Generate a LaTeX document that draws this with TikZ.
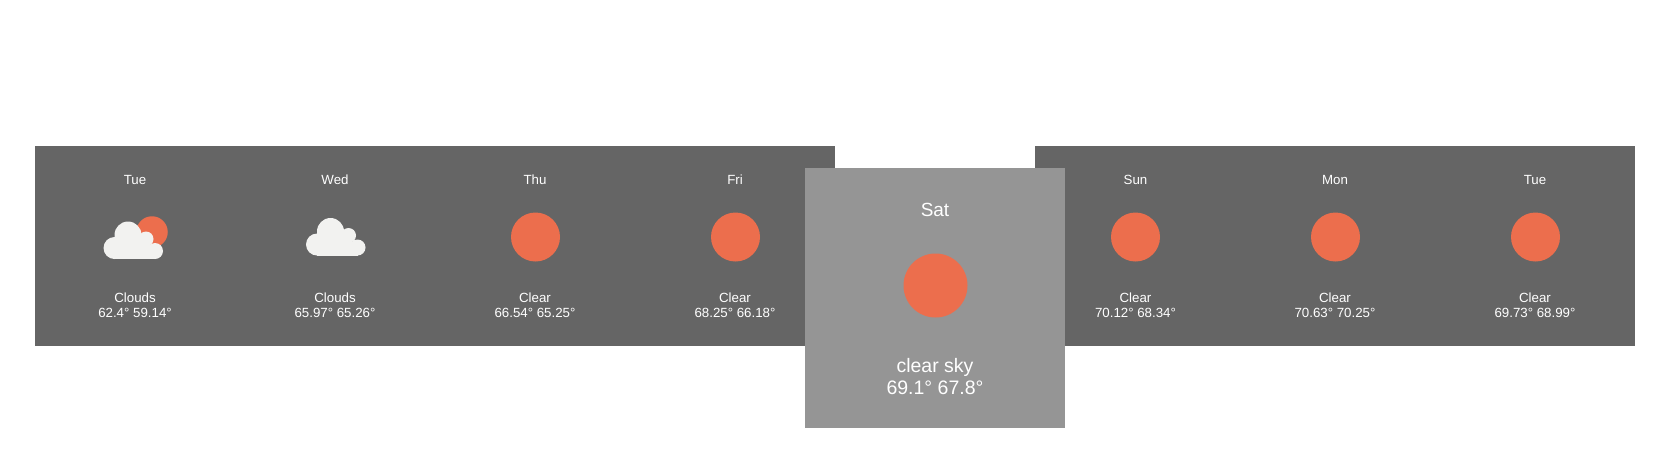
\documentclass[tikz,border=0pt]{standalone}
\usepackage{fontspec}
\setmainfont{Liberation Sans}
\definecolor{barcol}{HTML}{656565}
\definecolor{boxcol}{HTML}{959595}
\definecolor{suncol}{HTML}{EC6E4D}
\definecolor{cloudcol}{HTML}{F2F2F0}
\tikzset{
  panel/.style={fill=#1,draw=none,inner sep=0pt,outer sep=0pt,anchor=north west},
  sundisc/.style={circle,fill=suncol,draw=none,inner sep=0pt,outer sep=0pt,minimum size=#1},
  smalltxt/.style={text=white,font=\fontsize{13.3}{15}\selectfont,anchor=base,inner sep=0pt},
  bigtxt/.style={text=white,font=\fontsize{19.5}{21}\selectfont,anchor=base,inner sep=0pt},
  pics/cloudshape/.style={code={
    \fill[cloudcol] (-20.5,11) circle (11);
    \fill[cloudcol] (-7,-2) circle (13.5);
    \fill[cloudcol] (11,2) circle (7.5);
    \fill[cloudcol] (20,14) circle (8);
    \fill[cloudcol] (-20.5,8) rectangle (20,22);
    \fill[cloudcol] (-12,0) rectangle (12,22);
  }}
}
\begin{document}
\begin{tikzpicture}[x=1pt,y=-1pt]
\useasboundingbox (0,0) rectangle (1673,475);
\node[panel=barcol,minimum width=800pt,minimum height=200pt] (leftbar) at (35,146) {};
\node[panel=barcol,minimum width=600pt,minimum height=200pt] (rightbar) at (1035,146) {};
\node[panel=boxcol,minimum width=260pt,minimum height=260pt] (today) at (805,168) {};
% cell texts
\foreach \nm/\cx/\dy/\wx/\tp in {a/135/Tue/Clouds/62.4° 59.14°,b/335/Wed/Clouds/65.97° 65.26°,c/535/Thu/Clear/66.54° 65.25°,d/735/Fri/Clear/68.25° 66.18°,e/1135.5/Sun/Clear/70.12° 68.34°,f/1335/Mon/Clear/70.63° 70.25°,g/1535/Tue/Clear/69.73° 68.99°}{
  \node[smalltxt] (day\nm) at (\cx,184) {\dy};
  \node[smalltxt] (wx\nm) at (\cx,302) {\wx};
  \node[smalltxt] (tp\nm) at (\cx,317) {\tp};
}
% icons
\node[sundisc=31.5pt] (suna) at (152,232) {};
\pic at (135,237) {cloudshape};
\pic at (337.5,233.5) {cloudshape};
\foreach \nm/\cx in {c/535.5,d/735.5,e/1135.5,f/1335.5,g/1535.5}{
  \node[sundisc=49pt] (sun\nm) at (\cx,237) {};
}
% featured day
\node[bigtxt,font=\fontsize{19}{21}\selectfont] (daytoday) at (935,216) {Sat};
\node[sundisc=64pt] (suntoday) at (935.5,285.5) {};
\node[bigtxt] (wxtoday) at (935,372) {clear sky};
\node[bigtxt] (tptoday) at (935,394) {69.1° 67.8°};
\end{tikzpicture}
\end{document}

============

Directive: Please transcribe the material above exactly as written. Leave the pictures out.

Output below:
Generate a LaTeX document that draws this with TikZ.
\documentclass[tikz,border=0pt]{standalone}
\usepackage{fontspec}
\setmainfont{Liberation Sans}
\definecolor{barcol}{HTML}{656565}
\definecolor{boxcol}{HTML}{959595}
\definecolor{suncol}{HTML}{EC6E4D}
\definecolor{cloudcol}{HTML}{F2F2F0}
\tikzset{
  panel/.style={fill=#1,draw=none,inner sep=0pt,outer sep=0pt,anchor=north west},
  sundisc/.style={circle,fill=suncol,draw=none,inner sep=0pt,outer sep=0pt,minimum size=#1},
  smalltxt/.style={text=white,font=\fontsize{13.3}{15}\selectfont,anchor=base,inner sep=0pt},
  bigtxt/.style={text=white,font=\fontsize{19.5}{21}\selectfont,anchor=base,inner sep=0pt},
  pics/cloudshape/.style={code={
    \fill[cloudcol] (-20.5,11) circle (11);
    \fill[cloudcol] (-7,-2) circle (13.5);
    \fill[cloudcol] (11,2) circle (7.5);
    \fill[cloudcol] (20,14) circle (8);
    \fill[cloudcol] (-20.5,8) rectangle (20,22);
    \fill[cloudcol] (-12,0) rectangle (12,22);
  }}
}
\begin{document}
\begin{tikzpicture}[x=1pt,y=-1pt]
\useasboundingbox (0,0) rectangle (1673,475);
\node[panel=barcol,minimum width=800pt,minimum height=200pt] (leftbar) at (35,146) {};
\node[panel=barcol,minimum width=600pt,minimum height=200pt] (rightbar) at (1035,146) {};
\node[panel=boxcol,minimum width=260pt,minimum height=260pt] (today) at (805,168) {};
% cell texts
\foreach \nm/\cx/\dy/\wx/\tp in {a/135/Tue/Clouds/62.4° 59.14°,b/335/Wed/Clouds/65.97° 65.26°,c/535/Thu/Clear/66.54° 65.25°,d/735/Fri/Clear/68.25° 66.18°,e/1135.5/Sun/Clear/70.12° 68.34°,f/1335/Mon/Clear/70.63° 70.25°,g/1535/Tue/Clear/69.73° 68.99°}{
  \node[smalltxt] (day\nm) at (\cx,184) {\dy};
  \node[smalltxt] (wx\nm) at (\cx,302) {\wx};
  \node[smalltxt] (tp\nm) at (\cx,317) {\tp};
}
% icons
\node[sundisc=31.5pt] (suna) at (152,232) {};
\pic at (135,237) {cloudshape};
\pic at (337.5,233.5) {cloudshape};
\foreach \nm/\cx in {c/535.5,d/735.5,e/1135.5,f/1335.5,g/1535.5}{
  \node[sundisc=49pt] (sun\nm) at (\cx,237) {};
}
% featured day
\node[bigtxt,font=\fontsize{19}{21}\selectfont] (daytoday) at (935,216) {Sat};
\node[sundisc=64pt] (suntoday) at (935.5,285.5) {};
\node[bigtxt] (wxtoday) at (935,372) {clear sky};
\node[bigtxt] (tptoday) at (935,394) {69.1° 67.8°};
\end{tikzpicture}
\end{document}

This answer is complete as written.